* [Given task] For the copy, please give all of the data again exactly and leave the pictures out.

* [Data extract]
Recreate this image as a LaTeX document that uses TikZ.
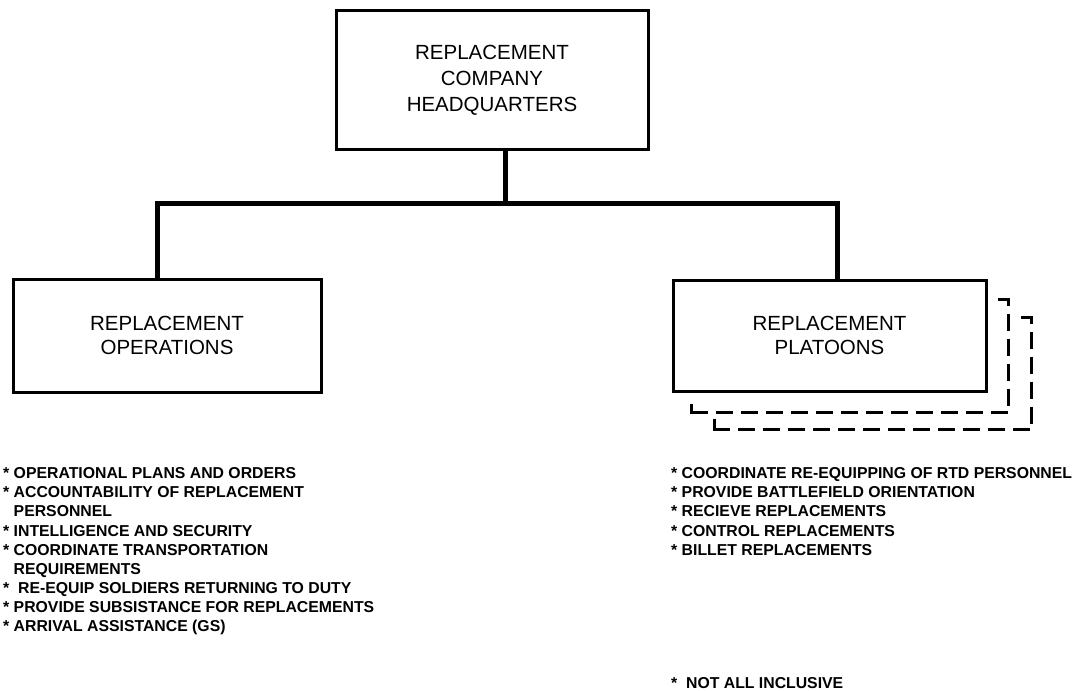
\documentclass[tikz,border=0pt]{standalone}
\usepackage{fontspec}
\setmainfont{Liberation Sans}
\usetikzlibrary{calc}
\begin{document}
\begin{tikzpicture}[x=1pt,y=-1pt,
  unit/.style={draw,line width=3pt,inner sep=0pt,align=center,
    font=\fontsize{20.5}{24}\selectfont},
  conn/.style={line width=5pt,line join=miter,line cap=butt},
  shadowline/.style={line width=3pt,dash pattern=on 17pt off 8pt,line join=miter},
  shadowcorner/.style={line width=3pt,line join=miter},
  tasks/.style={inner sep=0pt,align=left,anchor=north west,
    font=\fontsize{15.8}{19.1}\selectfont\bfseries}]
\useasboundingbox (0,0) rectangle (1075,690);

% organisation boxes
\node[unit,minimum width=312pt,minimum height=138pt,
  font=\fontsize{20.5}{26}\selectfont] (hq) at (492,80)
  {REPLACEMENT\\COMPANY\\HEADQUARTERS};
\node[unit,minimum width=308pt,minimum height=113pt] (ops) at (167,335.5)
  {REPLACEMENT\\OPERATIONS};
\node[unit,minimum width=313pt,minimum height=111pt] (plt) at (829.5,335.5)
  {REPLACEMENT\\PLATOONS};

% stacked platoon outlines behind the platoon box
\draw[shadowline] ($(plt.north east)+(10,21)$) -- ++(11,0)
  -- ($(plt.south east)+(21,20)$) -- ($(plt.south west)+(20,20)$);
\draw[shadowcorner] ($(plt.south west)+(20,11)$) -- ++(0,9) -- ++(9,0);
\draw[shadowline] ($(plt.north east)+(33,39)$) -- ++(11,0)
  -- ($(plt.south east)+(44,37)$) -- ($(plt.south west)+(43,37)$);
\draw[shadowcorner] ($(plt.south west)+(43,26)$) -- ++(0,11) -- ++(9,0);

% branch lines
\coordinate (j) at (505,203);
\coordinate (jl) at (157,203);
\coordinate (jr) at (837,203);
\draw[conn] (j |- hq.south) -- (j);
\draw[conn] (jl |- ops.north) -- (jl) -- (jr) -- (jr |- plt.north);

% task lists
\node[tasks] (opstasks) at (3,467.5)
  {* OPERATIONAL PLANS AND ORDERS\\
   * ACCOUNTABILITY OF REPLACEMENT\\
   \phantom{* }PERSONNEL\\
   * INTELLIGENCE AND SECURITY\\
   * COORDINATE TRANSPORTATION\\
   \phantom{* }REQUIREMENTS\\
   * \ RE-EQUIP SOLDIERS RETURNING TO DUTY\\
   * PROVIDE SUBSISTANCE FOR REPLACEMENTS\\
   * ARRIVAL ASSISTANCE (GS)};
\node[tasks] (plttasks) at (671,467.5)
  {* COORDINATE RE-EQUIPPING OF RTD PERSONNEL\\
   * PROVIDE BATTLEFIELD ORIENTATION\\
   * RECIEVE REPLACEMENTS\\
   * CONTROL REPLACEMENTS\\
   * BILLET REPLACEMENTS};
\node[tasks] (note) at (671,677.5) {* \ NOT ALL INCLUSIVE};
\end{tikzpicture}
\end{document}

* [Right answer]
Recreate this image as a LaTeX document that uses TikZ.
\documentclass[tikz,border=0pt]{standalone}
\usepackage{fontspec}
\setmainfont{Liberation Sans}
\usetikzlibrary{calc}
\begin{document}
\begin{tikzpicture}[x=1pt,y=-1pt,
  unit/.style={draw,line width=3pt,inner sep=0pt,align=center,
    font=\fontsize{20.5}{24}\selectfont},
  conn/.style={line width=5pt,line join=miter,line cap=butt},
  shadowline/.style={line width=3pt,dash pattern=on 17pt off 8pt,line join=miter},
  shadowcorner/.style={line width=3pt,line join=miter},
  tasks/.style={inner sep=0pt,align=left,anchor=north west,
    font=\fontsize{15.8}{19.1}\selectfont\bfseries}]
\useasboundingbox (0,0) rectangle (1075,690);

% organisation boxes
\node[unit,minimum width=312pt,minimum height=138pt,
  font=\fontsize{20.5}{26}\selectfont] (hq) at (492,80)
  {REPLACEMENT\\COMPANY\\HEADQUARTERS};
\node[unit,minimum width=308pt,minimum height=113pt] (ops) at (167,335.5)
  {REPLACEMENT\\OPERATIONS};
\node[unit,minimum width=313pt,minimum height=111pt] (plt) at (829.5,335.5)
  {REPLACEMENT\\PLATOONS};

% stacked platoon outlines behind the platoon box
\draw[shadowline] ($(plt.north east)+(10,21)$) -- ++(11,0)
  -- ($(plt.south east)+(21,20)$) -- ($(plt.south west)+(20,20)$);
\draw[shadowcorner] ($(plt.south west)+(20,11)$) -- ++(0,9) -- ++(9,0);
\draw[shadowline] ($(plt.north east)+(33,39)$) -- ++(11,0)
  -- ($(plt.south east)+(44,37)$) -- ($(plt.south west)+(43,37)$);
\draw[shadowcorner] ($(plt.south west)+(43,26)$) -- ++(0,11) -- ++(9,0);

% branch lines
\coordinate (j) at (505,203);
\coordinate (jl) at (157,203);
\coordinate (jr) at (837,203);
\draw[conn] (j |- hq.south) -- (j);
\draw[conn] (jl |- ops.north) -- (jl) -- (jr) -- (jr |- plt.north);

% task lists
\node[tasks] (opstasks) at (3,467.5)
  {* OPERATIONAL PLANS AND ORDERS\\
   * ACCOUNTABILITY OF REPLACEMENT\\
   \phantom{* }PERSONNEL\\
   * INTELLIGENCE AND SECURITY\\
   * COORDINATE TRANSPORTATION\\
   \phantom{* }REQUIREMENTS\\
   * \ RE-EQUIP SOLDIERS RETURNING TO DUTY\\
   * PROVIDE SUBSISTANCE FOR REPLACEMENTS\\
   * ARRIVAL ASSISTANCE (GS)};
\node[tasks] (plttasks) at (671,467.5)
  {* COORDINATE RE-EQUIPPING OF RTD PERSONNEL\\
   * PROVIDE BATTLEFIELD ORIENTATION\\
   * RECIEVE REPLACEMENTS\\
   * CONTROL REPLACEMENTS\\
   * BILLET REPLACEMENTS};
\node[tasks] (note) at (671,677.5) {* \ NOT ALL INCLUSIVE};
\end{tikzpicture}
\end{document}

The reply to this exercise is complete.